Enter through the
narrow gate, because the gate is wide and the way is spacious that leads to
destruction, and there who are many who enter through it. But the gate is
narrow and the way is difficult that leads to life, and there are few who find
it. – Matthew 7:13-14 (NET)
These words are drawn
from Jesus’ famous “Sermon On the Mount”. Though there can be little
doubt that Jesus spoke these words on more than one occasion and in various
places, the setting in which Matthew sets them forth, as Matthew goes to great
lengths to make the point that Jesus is a new Moses, has Jesus sitting on a
mountain and teaching His disciples (5:1)---offering a different set of commandments
from a different mountain (the implicit reference to Moses and Sinai). At
this point, the record of Matthew shows that Jesus has only called to Himself
four of His chosen twelve, but that “large crowds followed Him” (4:25).

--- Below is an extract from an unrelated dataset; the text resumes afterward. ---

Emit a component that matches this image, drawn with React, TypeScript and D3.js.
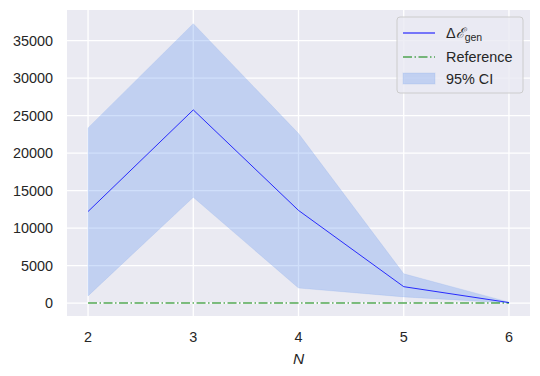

Additionally, we find that the crowds, which seem to be referred to as His
disciples, would be “amazed by His teaching, because He taught them like One
Who had authority” (7:28b-29a).
It is important for
us to remember that the words of our text are presented in the context of a
continuous series of thoughts that make up chapter five through seven of
Matthew. Now, there is a reason that it is generally referred to as a
“sermon,” and that is because it presents a series of ideas that press towards
a conclusion. We find that conclusion as the seventh chapter comes to a
close, when Jesus says, “Everyone who hears these words of Mine and does them
is like a wise man who built his house on rock. The rain fell, the flood
came, and the winds beat against that house, but it did not collapse because it
had been founded on rock. Everyone who hears these words of Mine and does
not do them is like a foolish man who built his house on sand. The rain
fell, the flood came, and the winds beat against that house, and it collapsed;
it was utterly destroyed!” (7:24-27)
Jesus’ entire
discourse built to that point, as in His teaching, as He farmed the fallow
grounds of the Galilee (from whence revolutions in Israel sprang) to form His
new and revolutionary group (though a different sort of revolution) He began to
set Himself apart from those that had come before Him. There had been
numerous people before the time of Jesus (including numerous messianic
claimants) that had drawn crowds to themselves, with John the Baptist being one
of those that had drawn significant audiences (without any messianic claims,
though it is possible that there were those who looked to John as a messianic
figure as he proposed a new exodus movement as symbolized by his baptizing in
the Jordan); but inevitably, they pointed to the prophets or to Moses or to
some person of renown in order to lend them credibility and legitimacy.
Jesus, on the contrary, seems only to point to Himself and His words, providing
His own credibility. This was unique. Obviously, with such poignant
words, undoubtedly offered over and over, we can surmise that Jesus intended
His teachings to be taken seriously and to be accurately understood and applied
by His hearers.
When we hear a
sermon, or a speech of any kind for that matter, we do not expect the speaker
to flit about from topic to topic, offering up disconnected thoughts that have
nothing to do with what comes before or after; but rather, to present, with
minor digressions useful for making or elaborating points, a unified system of
thoughts and ideas. However, for some reason, when we come to these words
of Jesus concerning wide and narrow gates and ways, and the destruction and
life attendant upon those ways, we have a strange tendency to disconnect it
from its larger context. Doing that, we put these words into Jesus’ mouth
as some type of amorphous and ambiguous statement, lacking in substance, that
is just sitting there waiting for us to fill it with the content of our
subjective musings concerning what it is that constitutes sin. How
ridiculous, presumptuous, and short-sighted. Rather than look for what it
is that Jesus is communicating, we project on to Jesus’ statement nothing more
than our own opinions about what actions should be described as “wide gate”
actions that lead to destruction, and “narrow gate” actions that lead to life.